Okay, okay, so maybe there was some Italic hyperbole in my saying that my Gentile friends are not worthy of my most delicious chicken braises. As a matter of fact, I often make them the most delicious one of all, chicken braised with sausage and mushrooms. I make it for select Gentiles as often as I get Italian sausage from Brooklyn—Bensonhurst being the only place I know to get fatty Italian sausage without fennel—and when I make a big fuss over the honor I do them by sharing my Brooklyn sausage with them, they get that. Then when they taste how delicious those mushrooms are soused with all the savors of the braise, they get that too. And they even know without instruction to sop up that pan sauce with crusty bread. Yes, they get all that, on their own, and are enjoying themselves too well to think up any condescending compliments. Their joy is pure and so my joy complete.
I don’t have a charming name or story for this dish because my mother sort of made it up. She ate something like it at a wedding once, liked it, improvised her own version at home, tweaked it over time, taught it to me, who tweaked it some more, and the story of all this offers insight into the spirit of our cooking. We like our food tasty rather than fancy; friendly rather than sophisticated; light rather than complex; effusive rather than concentrated; pure rather than distilled. This braise is a paradigmatic example, in that it goes against many rules of the gourmet for enhancing and concentrating flavor, in favor of lightness, cleanness, and harmony.
For one thing, it uses white rather than dark mushrooms. I’d go so far as to say its genius is in its use of plain white mushrooms. You might well figure that a braise would be all the more delicious with dark Baby Bella, or fancier yet, Crimini mushrooms—no doubt the choice of a Tuscan or Frenchman, who will wryly remark with a confidential tone and bemused frown on the ingenuousness of our using white button mushrooms. Ah, proud mushrooms for proud men, overweening, overbearing, prepossessing, bent on infiltrating and dominating. Might as well just call it a mushroom braise, because that’s all it will taste like with those dark ones.

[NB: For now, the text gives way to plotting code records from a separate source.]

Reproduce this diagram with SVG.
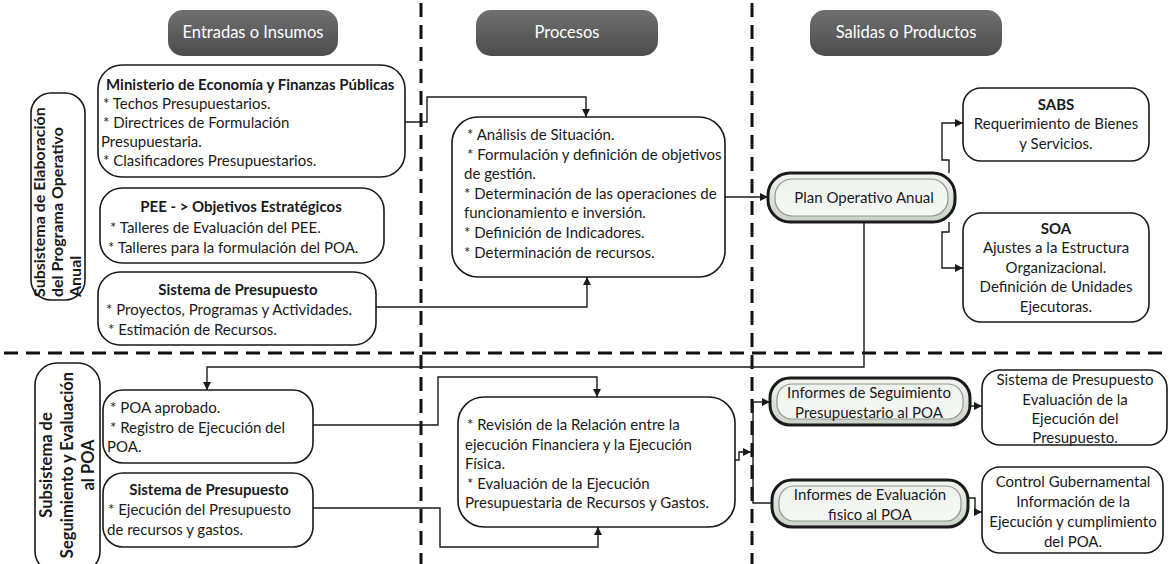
<svg xmlns="http://www.w3.org/2000/svg" width="1169" height="564" viewBox="0 0 1169 564">
<style>
  .box { fill: #ffffff; stroke: #1a1a1a; stroke-width: 1.6; }
  .t { font-family: Lato, "Liberation Sans", sans-serif; font-size: 15px; fill: #1a1a1a; }
  .b { font-weight: bold; }
  .c { text-anchor: middle; }
  .lbl1 { font-size: 16px; }
  .lbl2 { font-size: 16.5px; }
  .hdr { font-family: Lato, "Liberation Sans", sans-serif; font-size: 16.5px; fill: #ffffff; text-anchor: middle; }
  .pill { fill: url(#hdrGrad); }
  .lane { fill: none; stroke: #111111; stroke-width: 3; stroke-dasharray: 14 8; }
  .con { fill: none; stroke: #1a1a1a; stroke-width: 1.4; }
  .arr { marker-end: url(#ah); }
  .bevel { fill: url(#bevGrad); stroke: #1a1a1a; stroke-width: 3; }
  .bevin { fill: url(#bevIn); stroke: #8f998f; stroke-width: 1.2; }
</style>
<defs>
  <linearGradient id="hdrGrad" x1="0" y1="0" x2="0" y2="1">
    <stop offset="0" stop-color="#707070"/>
    <stop offset="1" stop-color="#4c4c4c"/>
  </linearGradient>
  <linearGradient id="bevGrad" x1="0" y1="0" x2="0" y2="1">
    <stop offset="0" stop-color="#f3f6f1"/>
    <stop offset="1" stop-color="#c9d2c6"/>
  </linearGradient>
  <linearGradient id="bevIn" x1="0" y1="0" x2="0" y2="1">
    <stop offset="0" stop-color="#eef2ec"/>
    <stop offset="1" stop-color="#f6f8f5"/>
  </linearGradient>
  <marker id="ah" markerUnits="userSpaceOnUse" markerWidth="9" markerHeight="9" refX="8" refY="4" orient="auto">
    <path d="M0,0 L8,4 L0,8 z" fill="#1a1a1a"/>
  </marker>
</defs>

<rect width="1169" height="564" fill="#ffffff"/>

<g id="lanes">
  <line class="lane" x1="421" y1="3" x2="421" y2="564"/>
  <line class="lane" x1="752" y1="3" x2="752" y2="564"/>
  <line class="lane" x1="4" y1="353" x2="1169" y2="353"/>
</g>

<g id="header-entradas">
  <rect class="pill" x="168" y="10" width="170" height="46" rx="15"/>
  <text class="hdr" x="253" y="38">Entradas o Insumos</text>
</g>
<g id="header-procesos">
  <rect class="pill" x="476" y="10" width="182" height="46" rx="15"/>
  <text class="hdr" x="567" y="38">Procesos</text>
</g>
<g id="header-salidas">
  <rect class="pill" x="810" y="10" width="192" height="46" rx="15"/>
  <text class="hdr" x="906" y="38">Salidas o Productos</text>
</g>

<g id="label-elaboracion">
  <rect class="box" x="31" y="93" width="54" height="207" rx="20"/>
  <text class="t b lbl1" transform="translate(45,297) rotate(-90)">Subsistema de Elaboración</text>
  <text class="t b lbl1" transform="translate(63,297) rotate(-90)">del Programa Operativo</text>
  <text class="t b lbl1" transform="translate(81,297) rotate(-90)">Anual</text>
</g>

<g id="label-seguimiento">
  <rect class="box" x="35" y="363" width="65" height="210" rx="22"/>
  <text class="t b c lbl2" transform="translate(52,465) rotate(-90)">Subsistema de</text>
  <text class="t b c lbl2" transform="translate(73,465) rotate(-90)">Seguimiento y Evaluación</text>
  <text class="t b c lbl2" transform="translate(94,465) rotate(-90)">al POA</text>
</g>

<g id="in-mefp">
  <rect class="box" x="98" y="65" width="307" height="112" rx="24"/>
  <text class="t b" x="106" y="90">Ministerio de Economía y Finanzas Públicas</text>
  <text class="t" x="103" y="109">* Techos Presupuestarios.</text>
  <text class="t" x="103" y="128">* Directrices de Formulación</text>
  <text class="t" x="101" y="147">Presupuestaria.</text>
  <text class="t" x="103" y="166">* Clasificadores Presupuestarios.</text>
</g>

<g id="in-pee">
  <rect class="box" x="100" y="188" width="284" height="75" rx="22"/>
  <text class="t b c" x="241" y="212">PEE - &gt; Objetivos Estratégicos</text>
  <text class="t" x="110" y="233">* Talleres de Evaluación del PEE.</text>
  <text class="t" x="108" y="253">* Talleres para la formulación del POA.</text>
</g>

<g id="in-presupuesto">
  <rect class="box" x="98" y="272" width="278" height="73" rx="22"/>
  <text class="t b c" x="238" y="295">Sistema de Presupuesto</text>
  <text class="t" x="106" y="315">* Proyectos, Programas y Actividades.</text>
  <text class="t" x="108" y="335">* Estimación de Recursos.</text>
</g>

<g id="proc-formulacion">
  <rect class="box" x="452" y="117" width="273" height="160" rx="26"/>
  <text class="t" x="467" y="140">* Análisis de Situación.</text>
  <text class="t" x="467" y="160">* Formulación y definición de objetivos</text>
  <text class="t" x="464" y="179">de gestión.</text>
  <text class="t" x="464" y="199">* Determinación de las operaciones de</text>
  <text class="t" x="464" y="218">funcionamiento e inversión.</text>
  <text class="t" x="464" y="238">* Definición de Indicadores.</text>
  <text class="t" x="464" y="258">* Determinación de recursos.</text>
</g>

<g id="out-poa">
  <rect class="bevel" x="768" y="173" width="187" height="49" rx="22"/>
  <rect class="bevin" x="775" y="179" width="173" height="37" rx="17"/>
  <text class="t c" x="864" y="203">Plan Operativo Anual</text>
</g>

<g id="out-sabs">
  <rect class="box" x="963" y="88" width="186" height="73" rx="18"/>
  <text class="t b c" x="1056" y="110">SABS</text>
  <text class="t c" x="1056" y="129">Requerimiento de Bienes</text>
  <text class="t c" x="1056" y="149">y Servicios.</text>
</g>

<g id="out-soa">
  <rect class="box" x="963" y="213" width="186" height="109" rx="18"/>
  <text class="t b c" x="1056" y="234">SOA</text>
  <text class="t c" x="1056" y="253">Ajustes a la Estructura</text>
  <text class="t c" x="1056" y="273">Organizacional.</text>
  <text class="t c" x="1056" y="292">Definición de Unidades</text>
  <text class="t c" x="1056" y="312">Ejecutoras.</text>
</g>

<g id="in-poa-aprobado">
  <rect class="box" x="103" y="390" width="210" height="73" rx="20"/>
  <text class="t" x="110" y="413">* POA aprobado.</text>
  <text class="t" x="110" y="433">* Registro de Ejecución del</text>
  <text class="t" x="107" y="452">POA.</text>
</g>

<g id="in-ejecucion">
  <rect class="box" x="103" y="473" width="210" height="74" rx="20"/>
  <text class="t b c" x="209" y="495">Sistema de Presupuesto</text>
  <text class="t" x="108" y="515">* Ejecución del Presupuesto</text>
  <text class="t" x="107" y="535">de recursos y gastos.</text>
</g>

<g id="proc-evaluacion">
  <rect class="box" x="458" y="397" width="277" height="130" rx="26"/>
  <text class="t" x="467" y="430">* Revisión de la Relación entre la</text>
  <text class="t" x="465" y="450">ejecución Financiera y la Ejecución</text>
  <text class="t" x="465" y="469">Física.</text>
  <text class="t" x="467" y="489">* Evaluación de la Ejecución</text>
  <text class="t" x="465" y="508">Presupuestaria de Recursos y Gastos.</text>
</g>

<g id="out-seguimiento">
  <rect class="bevel" x="770" y="378" width="200" height="47" rx="20"/>
  <rect class="bevin" x="777" y="384" width="186" height="35" rx="15"/>
  <text class="t c" x="869" y="398">Informes de Seguimiento</text>
  <text class="t c" x="869" y="418">Presupuestario al POA</text>
</g>

<g id="out-evaluacion">
  <rect class="bevel" x="772" y="480" width="196" height="47" rx="20"/>
  <rect class="bevin" x="779" y="486" width="182" height="35" rx="15"/>
  <text class="t c" x="870" y="500">Informes de Evaluación</text>
  <text class="t c" x="870" y="520">fisico al POA</text>
</g>

<g id="out-sp-evaluacion">
  <rect class="box" x="982" y="370" width="185" height="75" rx="18"/>
  <text class="t c" x="1075" y="385">Sistema de Presupuesto</text>
  <text class="t c" x="1075" y="405">Evaluación de la</text>
  <text class="t c" x="1075" y="424">Ejecución del</text>
  <text class="t c" x="1075" y="443">Presupuesto.</text>
</g>

<g id="out-control">
  <rect class="box" x="982" y="467" width="181" height="86" rx="18"/>
  <text class="t c" x="1073" y="487">Control Gubernamental</text>
  <text class="t c" x="1073" y="507">Información de la</text>
  <text class="t c" x="1073" y="527">Ejecución y cumplimiento</text>
  <text class="t c" x="1073" y="547">del POA.</text>
</g>

<g id="connectors">
  <path class="con arr" d="M405,122 H427 V97 H586 V117"/>
  <path class="con arr" d="M376,307 H587 V277"/>
  <path class="con arr" d="M725,197 H768"/>
  <path class="con arr" d="M949,173 V160 H942 V123 H963"/>
  <path class="con arr" d="M949,222 V232 H942 V268 H963"/>
  <path class="con arr" d="M864,222 V367 H207 V390"/>
  <path class="con arr" d="M313,425 H438 V377 H597 V397"/>
  <path class="con arr" d="M313,508 H440 V547 H598 V527"/>
  <path class="con arr" d="M735,460 H739 V452 H751"/>
  <path class="con" d="M753,402 V503 H772"/>
  <path class="con arr" d="M753,402 H770"/>
  <path class="con arr" d="M970,406 H982"/>
  <path class="con arr" d="M968,498 H975 V512 H982"/>
</g>
</svg>
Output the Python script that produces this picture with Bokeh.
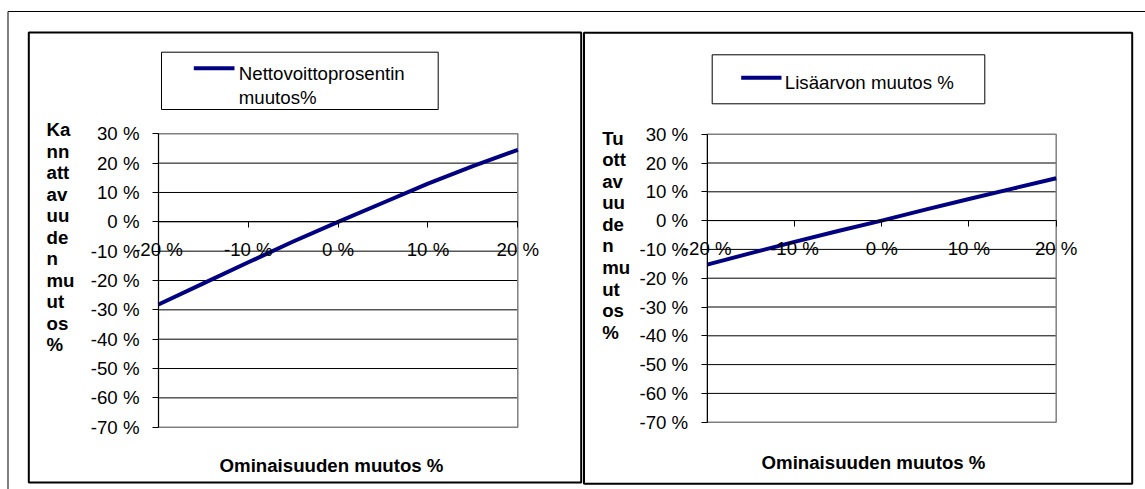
from bokeh.plotting import figure
from bokeh.models import Range1d, LinearAxis, FixedTicker
from bokeh.core.properties import value
from bokeh.embed import file_html
from bokeh.resources import INLINE

# ---------------- data ----------------
change_pct = [-20, -15, -10, -5, 0, 5, 10, 15, 20]
nettovoitto = [-28.2, -21.0, -13.8, -6.7, 0.0, 6.5, 13.0, 19.0, 24.5]
lisaarvo = [-15.3, -11.3, -7.4, -3.6, 0.0, 3.8, 7.5, 11.1, 14.7]

x_ticks = [-20, -10, 0, 10, 20]
y_ticks = [-70, -60, -50, -40, -30, -20, -10, 0, 10, 20, 30]

legend_left = ["Nettovoittoprosentin", "muutos%"]
legend_right = ["Lisäarvon muutos %"]
x_title = "Ominaisuuden muutos %"
y_title_left = ["Ka", "nn", "att", "av", "uu", "de", "n", "mu", "ut", "os", "%"]
y_title_right = ["Tu", "ott", "av", "uu", "de", "n", "mu", "ut", "os", "%"]

# ---------------- layout (page pixels) ----------------
W, H = 1145, 489
OFF = 0
FONT = value("Liberation Sans")
FS = "14pt"
NAVY = "#000080"


def c(v):
    return v - OFF


charts = [
    dict(name="L", series=nettovoitto, legend=legend_left, ytitle=y_title_left,
         plot=(158.0, 517.3, 133.3, 426.7), box=(28.3, 580.7, 32.0, 482.0),
         leg_box=(161.0, 437.7, 51.7, 109.0), leg_line=(193.3, 234.0, 67.7),
         leg_text=(238.3, 73.3, 23.4), ytitle_pos=(46.0, 129.3, 21.47),
         xtitle_pos=(331.0, 465.0)),
    dict(name="R", series=lisaarvo, legend=legend_right, ytitle=y_title_right,
         plot=(706.7, 1055.7, 133.7, 421.7), box=(583.5, 1131.7, 32.3, 483.3),
         leg_box=(711.7, 984.3, 54.3, 103.3), leg_line=(740.7, 781.0, 77.3),
         leg_text=(784.3, 81.7, 23.4), ytitle_pos=(601.7, 137.7, 21.55),
         xtitle_pos=(873.0, 461.7)),
]

p = figure(width=W, height=H, output_backend="svg", toolbar_location=None,
           x_range=Range1d(0, W), y_range=Range1d(H, 0),
           x_axis_location=None, y_axis_location=None, title=None,
           min_border=0, min_border_left=0, min_border_right=0,
           min_border_top=0, min_border_bottom=0)
p.outline_line_color = None
p.background_fill_color = "white"
p.border_fill_color = "white"
p.xgrid.visible = False
p.ygrid.visible = False

# outer frame (top and left edges)
p.segment(x0=[c(7.5), c(7.5)], y0=[c(11), c(11)], x1=[W, c(7.5)], y1=[c(11), H],
          line_color="black", line_width=1)

for ch in charts:
    xl, xr, yt, yb = [c(v) for v in ch["plot"]]
    x0, x1 = x_ticks[0], x_ticks[-1]
    y0, y1 = y_ticks[0], y_ticks[-1]
    sx = (xr - xl) / (x1 - x0)
    sy = (yb - yt) / (y1 - y0)
    xn, yn = "x" + ch["name"], "y" + ch["name"]
    p.extra_x_ranges[xn] = Range1d(x0 - xl / sx, x0 + (W - xl) / sx)
    p.extra_y_ranges[yn] = Range1d(y0 - (H - yb) / sy, y1 + yt / sy)

    # chart box
    bl, br, bt, bb = ch["box"]
    p.quad(left=[c(bl)], right=[c(br)], top=[c(bt)], bottom=[min(c(bb), H - 1.5)],
           fill_color=None, line_color="black", line_width=2)

    # gridlines
    inner = y_ticks[1:-1]
    p.segment(x0=[x0] * len(inner), x1=[x1] * len(inner), y0=inner, y1=inner,
              x_range_name=xn, y_range_name=yn, line_color="black", line_width=1)
    # plot area border
    p.quad(left=[x0], right=[x1], bottom=[y0], top=[y1], x_range_name=xn,
           y_range_name=yn, fill_color=None, line_color="#808080", line_width=1.5)

    # series line
    p.line(change_pct, ch["series"], x_range_name=xn, y_range_name=yn,
           line_color=NAVY, line_width=4, line_join="round")

    # axes
    ya = LinearAxis(x_range_name=xn, y_range_name=yn, fixed_location=x0,
                    bounds=(y0, y1), ticker=FixedTicker(ticks=y_ticks),
                    major_label_overrides={t: f"{t} %" for t in y_ticks})
    xa = LinearAxis(x_range_name=xn, y_range_name=yn, fixed_location=0,
                    bounds=(x0, x1), ticker=FixedTicker(ticks=x_ticks),
                    major_label_overrides={t: f"{t} %" for t in x_ticks})
    for ax in (ya, xa):
        ax.axis_line_color = "black"
        ax.axis_line_width = 1
        ax.major_tick_line_color = "black"
        ax.major_tick_out = 6
        ax.major_tick_in = 0
        ax.minor_tick_out = 0
        ax.minor_tick_in = 0
        ax.major_label_text_font = "Liberation Sans"
        ax.major_label_text_font_size = FS
        ax.major_label_text_color = "black"
    ya.major_label_standoff = 13
    xa.major_label_standoff = 11
    p.add_layout(ya, "left")
    p.add_layout(xa, "below")

    # legend
    ll, lr, lt, lb = ch["leg_box"]
    p.quad(left=[c(ll)], right=[c(lr)], top=[c(lt)], bottom=[c(lb)],
           fill_color="white", line_color="black", line_width=1)
    sx0, sx1, sy_ = ch["leg_line"]
    p.segment(x0=[c(sx0)], x1=[c(sx1)], y0=[c(sy_)], y1=[c(sy_)],
              line_color=NAVY, line_width=4)
    tx, ty, tdy = ch["leg_text"]
    n = len(ch["legend"])
    p.text(x=[c(tx)] * n, y=[c(ty) + i * tdy for i in range(n)], text=ch["legend"],
           text_font=FONT, text_font_size=FS, text_color="black",
           text_align="left", text_baseline="alphabetic")

    # y title (stacked)
    yx, yy, ydy = ch["ytitle_pos"]
    m = len(ch["ytitle"])
    p.text(x=[c(yx)] * m, y=[c(yy) + i * ydy for i in range(m)], text=ch["ytitle"],
           text_font=FONT, text_font_size=FS, text_font_style="bold",
           text_color="black", text_align="left", text_baseline="alphabetic")

    # x title
    xtx, xty = ch["xtitle_pos"]
    p.text(x=[c(xtx)], y=[c(xty)], text=[x_title], text_font=FONT,
           text_font_size=FS, text_font_style="bold", text_color="black",
           text_align="center", text_baseline="alphabetic")

open("out.html", "w").write(file_html(p, INLINE))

But we know that it is the meek that shall inherit the earth. It is precisely the self-abnegation of the white mushroom that gives it another sort of power, an unprepossessing power of assimilation. It gets its glory from another, as does the moon from the sun, reflecting and refracting the other’s light with a beauty all its own. All that its spongy flesh absorbs this mushroom mingles in its womb—the savoriness of chicken and sausage gilded in olive oil and butter, the redolence of much garlic, tangy sprites of tomato, the fresh perfumes of green parsley and white wine—each savor shining more glorious in spectral array than ever in proud isolation. It is its very translucency that gives the white mushroom this its power of transfiguration, and it arises arrayed glorious by its service.